Aron313, Im trying to detonate it with a cell phone also, can you tell me how you did it for yourself?

Should I just buy any type of alarm clock, what gauge nichrome wire would be perfect, do I need a specific kind of relay or is there a basic relay that would would work on any design. By the way I want to use fireworks instead of a personal alarm.

Would it be possible to change what is played when the alarm goes off? Such as changing it to sound an explosion for a prop?

can i connect the alarm clock to a voice recorder so that whenever i set an alarm, it will playback my voice? thanks in advance, it is for our thesis.

I have a timer much like this one but when the alarm goes off it beeps, its not a continuous sound, will the current from the short beeps be enough to activate the relay? or does it need to be constant. i want a count down timer to power a relay to fire off a confetti cannon. i was hoping to use an electromechanical relay for its looks, but is there another one that might work better?


If your sound input is not continuous use a latching relay. This is essentially a flip-flop and a relay combination. Did you already buy relays?

no i haven't gotten relays yet. i had actually looked at the latching relay option late last night. from what i can tell you need the charges to be reversed in order to turn it off again, any suggestions on that aspect? i was also not sure of how much input they typically need to switch. the alarm i currently have sweeps from .45 volts to .27 volts. about every second or so, but it beeps really fast so i think my meeter is a little to slow to get a super accurate reading.


There are many relays available. If you cant find one that has a very low turn on voltage, then buy a transistor with a low threshold voltage, or a low voltage relay. And have it connect a source that has voltage high enough to trigger your latching relay. Then your circuit will look like this: Timer signal--> transistor --> latching relay Yes reverse voltage is needed to switch the latching relay. But for your application, a one time firing confetti gun, nothing matters after its been fired.

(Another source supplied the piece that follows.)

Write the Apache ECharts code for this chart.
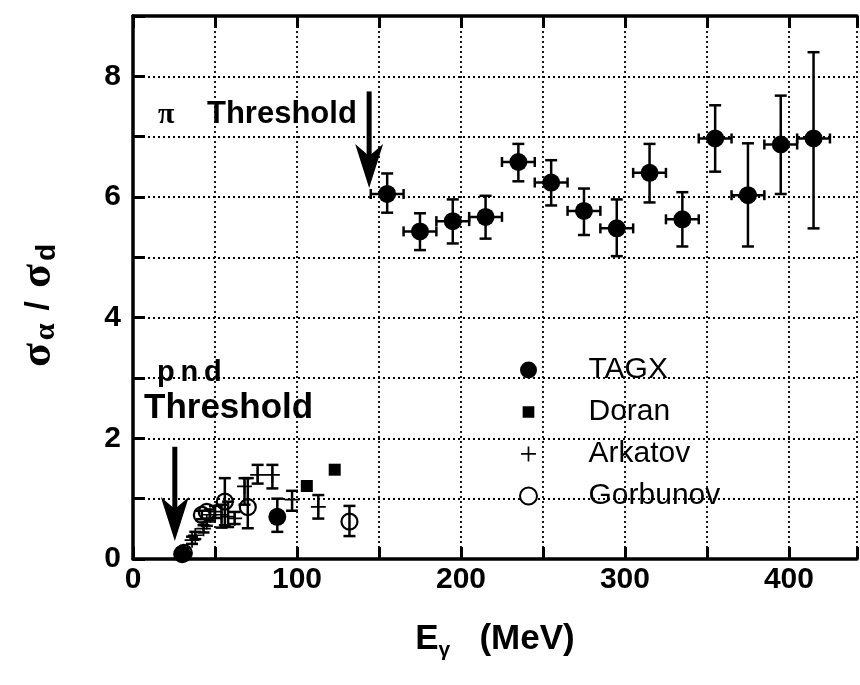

Just disconnect the power to the circuit and then use it again.

heres a better idea, use a signal relay, with the source current (the sound output), passing through a low current high voltage (e.g A23, 12v) battery. signal relays can turn on high voltages with extremely low currents, such as mine which can turn on up to 15V 5A, using a current at least 5V 5ua (thats the next lowest form of miliamps), which is 0.005 or so miliamps. i have tested this instructable with my signal relays and they work fine, i also discoverd, with my cheap digital alarm clock, that on the microprocesor, or whatever the long black thing with all the pins has (i forgto the name), i remember if i shorted the first and second pins on one side while the alarm went off, or begun it with shorted, the alarm beep would be contant, and oddly become increasingly loud also, but only for 20seconds before it stoped.